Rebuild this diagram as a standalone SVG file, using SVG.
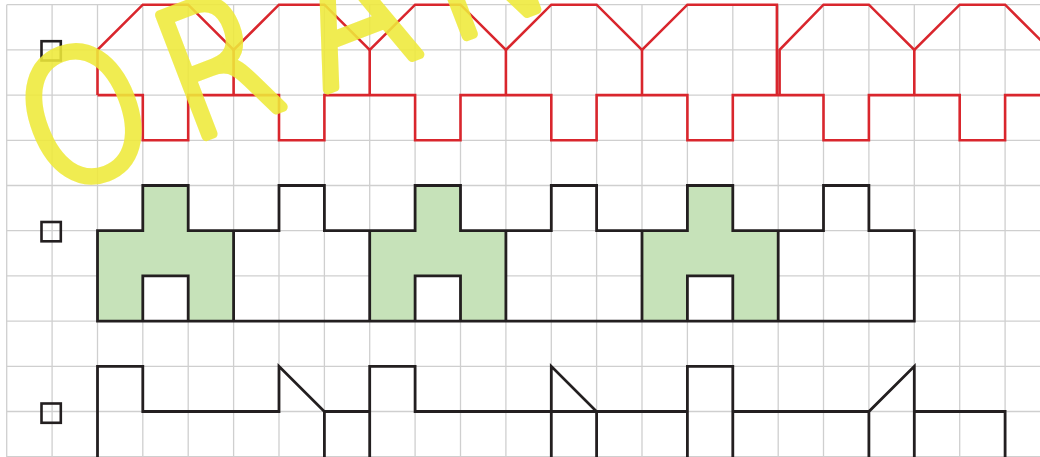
<svg xmlns="http://www.w3.org/2000/svg" width="1040" height="457" viewBox="0 0 1040 457">
<style>
.grid{fill:none;stroke:#cfcfcf;stroke-width:1.3}
.red{fill:none;stroke:#d9262d;stroke-width:2.6;stroke-linejoin:miter}
.blk{fill:none;stroke:#231f20;stroke-width:2.8;stroke-linejoin:miter}
.grn{fill:#c6e2b9;stroke:none}
.box{fill:none;stroke:#231f20;stroke-width:2.6}
.wm{font-family:"DejaVu Sans",sans-serif;font-weight:200;font-size:178px;fill:#efea3a;stroke:#efea3a;stroke-width:9.5;stroke-linejoin:round;stroke-linecap:round;opacity:0.88}
</style>
<defs>
<path id="gshape" d="M97.5,321.1 V230.7 H142.8 V185.5 H188.2 V230.7 H233.6 V321.1 H188.2 V275.9 H142.8 V321.1 Z"/>
</defs>
<rect width="1040" height="457" fill="#ffffff"/>
<g id="grid">
<path class="grid" d="M6.7,4.7 V457 M52.1,4.7 V457 M97.5,4.7 V457 M142.8,4.7 V457 M188.2,4.7 V457 M233.6,4.7 V457 M279,4.7 V457 M324.4,4.7 V457 M369.7,4.7 V457 M415.1,4.7 V457 M460.5,4.7 V457 M505.9,4.7 V457 M551.3,4.7 V457 M596.6,4.7 V457 M642,4.7 V457 M687.4,4.7 V457 M732.8,4.7 V457 M778.2,4.7 V457 M823.5,4.7 V457 M868.9,4.7 V457 M914.3,4.7 V457 M959.7,4.7 V457 M1005.1,4.7 V457"/>
<path class="grid" d="M6.7,4.7 H1040 M6.7,49.9 H1040 M6.7,95.1 H1040 M6.7,140.3 H1040 M6.7,185.5 H1040 M6.7,230.7 H1040 M6.7,275.9 H1040 M6.7,321.1 H1040 M6.7,366.3 H1040 M6.7,411.5 H1040 M6.7,456.7 H1040"/>
</g>
<g id="fills">
<use href="#gshape" class="grn"/>
<use href="#gshape" class="grn" transform="translate(272.3,0)"/>
<use href="#gshape" class="grn" transform="translate(544.5,0)"/>
</g>
<g id="connectors">
<path class="red" d="M97.5,95.1 V49.9 L142.8,4.7 H188.2 L233.6,49.9 L279,4.7 H324.4 L369.7,49.9 L415.1,4.7 H460.5 L505.9,49.9 L551.3,4.7 H596.6 L642,49.9 L687.4,4.7 H776.9 V95.1"/>
<path class="red" d="M233.6,49.9 V95.1 M369.7,49.9 V95.1 M505.9,49.9 V95.1 M642,49.9 V95.1 M914.3,49.9 V95.1"/>
<path class="red" d="M779.6,95.1 V49.9 L823.5,4.7 H868.9 L914.3,49.9 L959.7,4.7 H1005.1 L1050.4,49.9"/>
<path class="red" d="M97.5,95.1 H142.8 V140.3 H188.2 V95.1 H279 V140.3 H324.4 V95.1 H415.1 V140.3 H460.5 V95.1 H551.3 V140.3 H596.6 V95.1 H687.4 V140.3 H732.8 V95.1 H823.5 V140.3 H868.9 V95.1 H959.7 V140.3 H1005.1 V95.1 H1042"/>
<path class="blk" d="M97.5,321.1 V230.7 H142.8 V185.5 H188.2 V230.7 H279 V185.5 H324.4 V230.7 H415.1 V185.5 H460.5 V230.7 H551.3 V185.5 H596.6 V230.7 H687.4 V185.5 H732.8 V230.7 H823.5 V185.5 H868.9 V230.7 H914.3 V321.1 Z"/>
<path class="blk" d="M233.6,230.7 V321.1 M369.7,230.7 V321.1 M505.9,230.7 V321.1 M642,230.7 V321.1 M778.2,230.7 V321.1"/>
<path class="blk" d="M142.8,321.1 V275.9 H188.2 V321.1 M415.1,321.1 V275.9 H460.5 V321.1 M687.4,321.1 V275.9 H732.8 V321.1"/>
<path class="blk" d="M97.5,459 V366.3 H142.8 V411.5 H279 V366.3 L324.4,411.5 V459 M324.4,411.5 H369.7 M369.7,459 V366.3 H415.1 V411.5 H687.4 M551.3,459 V366.3 L596.6,411.5 V459 M687.4,459 V366.3 H732.8 V459 M732.8,411.5 H868.9 L914.3,366.3 V459 M868.9,411.5 V459 M914.3,411.5 H1005.1 V459"/>
</g>
<g id="box1"><rect class="box" x="41.5" y="41.2" width="19.3" height="19.3"/></g>
<g id="box2"><rect class="box" x="41.5" y="222" width="19.3" height="19.3"/></g>
<g id="box3"><rect class="box" x="41.5" y="403.5" width="19.3" height="19.3"/></g>
<g id="watermark">
<text class="wm" transform="translate(43,199) rotate(-21) scale(0.9,1)" x="6 172 333 482" y="0">ORAN</text>
</g>
</svg>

***

**EXERCISE OBJECTIVE**.
Transcribe the material as is, with images omitted.

**FINAL RESULT**.
Rebuild this diagram as a standalone SVG file, using SVG.
<svg xmlns="http://www.w3.org/2000/svg" width="1040" height="457" viewBox="0 0 1040 457">
<style>
.grid{fill:none;stroke:#cfcfcf;stroke-width:1.3}
.red{fill:none;stroke:#d9262d;stroke-width:2.6;stroke-linejoin:miter}
.blk{fill:none;stroke:#231f20;stroke-width:2.8;stroke-linejoin:miter}
.grn{fill:#c6e2b9;stroke:none}
.box{fill:none;stroke:#231f20;stroke-width:2.6}
.wm{font-family:"DejaVu Sans",sans-serif;font-weight:200;font-size:178px;fill:#efea3a;stroke:#efea3a;stroke-width:9.5;stroke-linejoin:round;stroke-linecap:round;opacity:0.88}
</style>
<defs>
<path id="gshape" d="M97.5,321.1 V230.7 H142.8 V185.5 H188.2 V230.7 H233.6 V321.1 H188.2 V275.9 H142.8 V321.1 Z"/>
</defs>
<rect width="1040" height="457" fill="#ffffff"/>
<g id="grid">
<path class="grid" d="M6.7,4.7 V457 M52.1,4.7 V457 M97.5,4.7 V457 M142.8,4.7 V457 M188.2,4.7 V457 M233.6,4.7 V457 M279,4.7 V457 M324.4,4.7 V457 M369.7,4.7 V457 M415.1,4.7 V457 M460.5,4.7 V457 M505.9,4.7 V457 M551.3,4.7 V457 M596.6,4.7 V457 M642,4.7 V457 M687.4,4.7 V457 M732.8,4.7 V457 M778.2,4.7 V457 M823.5,4.7 V457 M868.9,4.7 V457 M914.3,4.7 V457 M959.7,4.7 V457 M1005.1,4.7 V457"/>
<path class="grid" d="M6.7,4.7 H1040 M6.7,49.9 H1040 M6.7,95.1 H1040 M6.7,140.3 H1040 M6.7,185.5 H1040 M6.7,230.7 H1040 M6.7,275.9 H1040 M6.7,321.1 H1040 M6.7,366.3 H1040 M6.7,411.5 H1040 M6.7,456.7 H1040"/>
</g>
<g id="fills">
<use href="#gshape" class="grn"/>
<use href="#gshape" class="grn" transform="translate(272.3,0)"/>
<use href="#gshape" class="grn" transform="translate(544.5,0)"/>
</g>
<g id="connectors">
<path class="red" d="M97.5,95.1 V49.9 L142.8,4.7 H188.2 L233.6,49.9 L279,4.7 H324.4 L369.7,49.9 L415.1,4.7 H460.5 L505.9,49.9 L551.3,4.7 H596.6 L642,49.9 L687.4,4.7 H776.9 V95.1"/>
<path class="red" d="M233.6,49.9 V95.1 M369.7,49.9 V95.1 M505.9,49.9 V95.1 M642,49.9 V95.1 M914.3,49.9 V95.1"/>
<path class="red" d="M779.6,95.1 V49.9 L823.5,4.7 H868.9 L914.3,49.9 L959.7,4.7 H1005.1 L1050.4,49.9"/>
<path class="red" d="M97.5,95.1 H142.8 V140.3 H188.2 V95.1 H279 V140.3 H324.4 V95.1 H415.1 V140.3 H460.5 V95.1 H551.3 V140.3 H596.6 V95.1 H687.4 V140.3 H732.8 V95.1 H823.5 V140.3 H868.9 V95.1 H959.7 V140.3 H1005.1 V95.1 H1042"/>
<path class="blk" d="M97.5,321.1 V230.7 H142.8 V185.5 H188.2 V230.7 H279 V185.5 H324.4 V230.7 H415.1 V185.5 H460.5 V230.7 H551.3 V185.5 H596.6 V230.7 H687.4 V185.5 H732.8 V230.7 H823.5 V185.5 H868.9 V230.7 H914.3 V321.1 Z"/>
<path class="blk" d="M233.6,230.7 V321.1 M369.7,230.7 V321.1 M505.9,230.7 V321.1 M642,230.7 V321.1 M778.2,230.7 V321.1"/>
<path class="blk" d="M142.8,321.1 V275.9 H188.2 V321.1 M415.1,321.1 V275.9 H460.5 V321.1 M687.4,321.1 V275.9 H732.8 V321.1"/>
<path class="blk" d="M97.5,459 V366.3 H142.8 V411.5 H279 V366.3 L324.4,411.5 V459 M324.4,411.5 H369.7 M369.7,459 V366.3 H415.1 V411.5 H687.4 M551.3,459 V366.3 L596.6,411.5 V459 M687.4,459 V366.3 H732.8 V459 M732.8,411.5 H868.9 L914.3,366.3 V459 M868.9,411.5 V459 M914.3,411.5 H1005.1 V459"/>
</g>
<g id="box1"><rect class="box" x="41.5" y="41.2" width="19.3" height="19.3"/></g>
<g id="box2"><rect class="box" x="41.5" y="222" width="19.3" height="19.3"/></g>
<g id="box3"><rect class="box" x="41.5" y="403.5" width="19.3" height="19.3"/></g>
<g id="watermark">
<text class="wm" transform="translate(43,199) rotate(-21) scale(0.9,1)" x="6 172 333 482" y="0">ORAN</text>
</g>
</svg>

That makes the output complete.